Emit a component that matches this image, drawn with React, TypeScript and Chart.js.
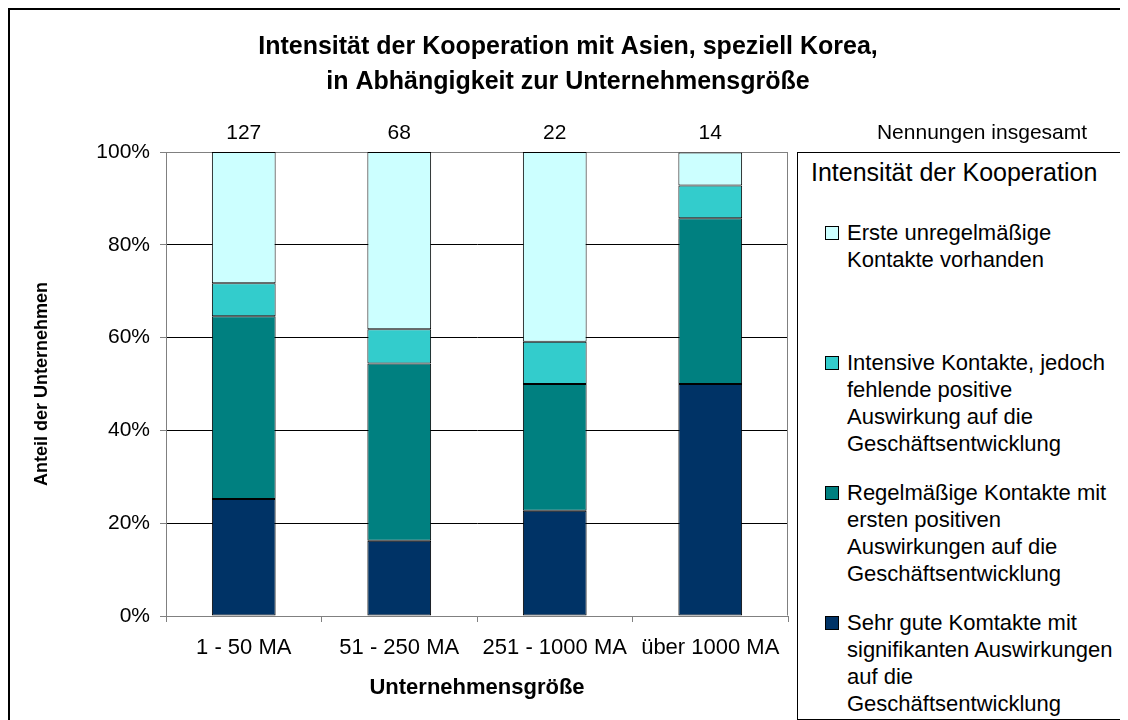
import React, { useEffect, useRef } from "react";
import { Chart, registerables } from "chart.js";

Chart.register(...registerables);

const FONT = '"Liberation Sans", Arial, Helvetica, sans-serif';

// ---- data ----
const titleLines = [
  "Intensität der Kooperation mit Asien, speziell Korea,",
  "in Abhängigkeit zur Unternehmensgröße",
];
const categories = ["1 - 50 MA", "51 - 250 MA", "251 - 1000 MA", "über 1000 MA"];
const totals = [127, 68, 22, 14];
const totalsLabel = "Nennungen insgesamt";
const xTitle = "Unternehmensgröße";
const yTitle = "Anteil der Unternehmen";
const legendTitle = "Intensität der Kooperation";

// stacked from bottom to top (percent)
const sehrGut = [25.2, 16.2, 22.7, 50.0];
const regelmaessig = [39.4, 38.2, 27.3, 35.7];
const intensiv = [7.1, 7.4, 9.1, 7.1];
const ersteKontakte = [28.3, 38.2, 40.9, 7.1];

const sehrGutLines = ["Sehr gute Komtakte mit", "signifikanten Auswirkungen", "auf die", "Geschäftsentwicklung"];
const regelmaessigLines = ["Regelmäßige Kontakte mit", "ersten positiven", "Auswirkungen auf die", "Geschäftsentwicklung"];
const intensivLines = ["Intensive Kontakte, jedoch", "fehlende positive", "Auswirkung auf die", "Geschäftsentwicklung"];
const ersteLines = ["Erste unregelmäßige", "Kontakte vorhanden"];

const seriesColors = ["#003366", "#008080", "#33CCCC", "#CCFFFF"];
const seriesData = [sehrGut, regelmaessig, intensiv, ersteKontakte];
const seriesLines = [sehrGutLines, regelmaessigLines, intensivLines, ersteLines];

const yTickValues = [0, 20, 40, 60, 80, 100];

const extrasPlugin = {
  id: "extras",
  beforeDatasetsDraw(chart: any) {
    const { ctx, chartArea } = chart;
    ctx.save();
    ctx.strokeStyle = "#808080";
    ctx.lineWidth = 1;
    const l = Math.round(chartArea.left) + 0.5;
    const t = Math.round(chartArea.top) + 0.5;
    const r = Math.round(chartArea.right) - 0.5;
    const b = Math.round(chartArea.bottom) - 0.5;
    ctx.beginPath();
    ctx.moveTo(l, t);
    ctx.lineTo(r, t);
    ctx.lineTo(r, b);
    ctx.stroke();
    ctx.restore();
  },
  afterDraw(chart: any) {
    const { ctx, chartArea } = chart;
    const xs = chart.scales.x;
    ctx.save();
    ctx.fillStyle = "#000";
    ctx.font = `21px ${FONT}`;
    ctx.textAlign = "center";
    ctx.textBaseline = "middle";
    const y = chartArea.top - 19;
    totals.forEach((v, i) => {
      ctx.fillText(String(v), xs.getPixelForValue(i), y);
    });
    ctx.fillText(totalsLabel, 972, y);
    ctx.restore();
  },
};

export default function App() {
  const ref = useRef<HTMLCanvasElement>(null);

  useEffect(() => {
    const canvas = ref.current!;
    Chart.defaults.font.family = FONT;
    Chart.defaults.color = "#000";
    const chart = new Chart(canvas, {
      type: "bar",
      data: {
        labels: categories,
        datasets: seriesData.map((d, i) => ({
          label: seriesLines[i].join(" "),
          data: d,
          backgroundColor: seriesColors[i],
          borderColor: "#000",
          borderWidth: 1,
          borderSkipped: false,
          barPercentage: 0.41,
          categoryPercentage: 1,
        })),
      },
      options: {
        responsive: false,
        animation: false,
        devicePixelRatio: 1,
        layout: { padding: { left: 0, right: 0, top: 0, bottom: 0 } },
        plugins: {
          legend: { display: false },
          tooltip: { enabled: false },
          title: {
            display: true,
            text: titleLines,
            color: "#000",
            font: { size: 25, weight: "bold", lineHeight: 1.4 },
            padding: { top: 19.5, bottom: 52.5 },
          },
        },
        scales: {
          x: {
            stacked: true,
            offset: true,
            grid: {
              display: true,
              drawOnChartArea: false,
              drawTicks: true,
              tickLength: 6,
              tickColor: "#808080",
              offset: true,
            },
            border: { display: true, color: "#808080", width: 1 },
            ticks: {
              font: { size: 22 },
              color: "#000",
              padding: 12.8,
              maxRotation: 0,
              autoSkip: false,
            },
            title: {
              display: true,
              text: xTitle,
              color: "#000",
              font: { size: 22, weight: "bold" },
              padding: { top: 0, bottom: 18.8 },
            },
            afterFit: (s: any) => {
              s.height = 104;
            },
          },
          y: {
            stacked: true,
            min: 0,
            max: 100,
            afterBuildTicks: (s: any) => {
              s.ticks = yTickValues.map((v) => ({ value: v }));
            },
            grid: {
              color: (c: any) =>
                c.tick && (c.tick.value === 0 || c.tick.value === 100) ? "#808080" : "#000",
              tickLength: 6,
              tickColor: "#808080",
              drawTicks: true,
            },
            border: { display: true, color: "#808080", width: 1 },
            ticks: {
              font: { size: 21 },
              color: "#000",
              padding: 10,
              callback: (v: any) => `${v}%`,
            },
            title: {
              display: true,
              text: yTitle,
              color: "#000",
              font: { size: 18, weight: "bold" },
              padding: { top: 21.2, bottom: 0 },
            },
            afterFit: (s: any) => {
              s.width = 156;
            },
          },
          yRight: {
            type: "linear",
            position: "right",
            display: true,
            grid: { display: false, drawTicks: false },
            border: { display: false },
            ticks: { display: false },
            afterFit: (s: any) => {
              s.width = 338;
            },
          },
        },
      },
      plugins: [extrasPlugin],
    } as any);
    return () => chart.destroy();
  }, []);

  const legendOrder = [3, 2, 1, 0];

  return (
    <div
      style={{
        position: "relative",
        width: 1120,
        height: 712,
        boxSizing: "border-box",
        border: "2px solid #000",
        borderBottom: "none",
        fontFamily: FONT,
      }}
    >
      <canvas ref={ref} width={1116} height={710} style={{ display: "block" }} />
      <div
        style={{
          position: "absolute",
          left: 787,
          top: 142,
          width: 325,
          height: 568,
          boxSizing: "border-box",
          border: "1px solid #000",
          background: "#fff",
          color: "#000",
        }}
      >
        <div
          style={{
            position: "absolute",
            left: 13,
            top: 4,
            fontSize: 25,
            lineHeight: "30px",
            whiteSpace: "nowrap",
          }}
        >
          {legendTitle}
        </div>
        {legendOrder.map((si, k) => (
          <div
            key={si}
            style={{ position: "absolute", left: 0, top: 65.5 + k * 130, width: "100%", height: 130 }}
          >
            <div
              style={{
                position: "absolute",
                left: 27,
                top: 7,
                width: 14,
                height: 14,
                boxSizing: "border-box",
                border: "1px solid #000",
                background: seriesColors[si],
              }}
            />
            <div
              style={{
                position: "absolute",
                left: 49,
                top: 0,
                fontSize: 22,
                lineHeight: "27px",
                whiteSpace: "nowrap",
              }}
            >
              {seriesLines[si].map((ln, j) => (
                <div key={j}>{ln}</div>
              ))}
            </div>
          </div>
        ))}
      </div>
    </div>
  );
}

============

§ **Given exercise**: Go from the first line of the listing to the line holding "const ersteKontakte = [28.3, 38.2, 40.9, 7.1];" and, please, transcribe those lines exactly, both included, with no pictures.

§ **Completed exercise**:
Emit a component that matches this image, drawn with React, TypeScript and Chart.js.
import React, { useEffect, useRef } from "react";
import { Chart, registerables } from "chart.js";

Chart.register(...registerables);

const FONT = '"Liberation Sans", Arial, Helvetica, sans-serif';

// ---- data ----
const titleLines = [
  "Intensität der Kooperation mit Asien, speziell Korea,",
  "in Abhängigkeit zur Unternehmensgröße",
];
const categories = ["1 - 50 MA", "51 - 250 MA", "251 - 1000 MA", "über 1000 MA"];
const totals = [127, 68, 22, 14];
const totalsLabel = "Nennungen insgesamt";
const xTitle = "Unternehmensgröße";
const yTitle = "Anteil der Unternehmen";
const legendTitle = "Intensität der Kooperation";

// stacked from bottom to top (percent)
const sehrGut = [25.2, 16.2, 22.7, 50.0];
const regelmaessig = [39.4, 38.2, 27.3, 35.7];
const intensiv = [7.1, 7.4, 9.1, 7.1];
const ersteKontakte = [28.3, 38.2, 40.9, 7.1];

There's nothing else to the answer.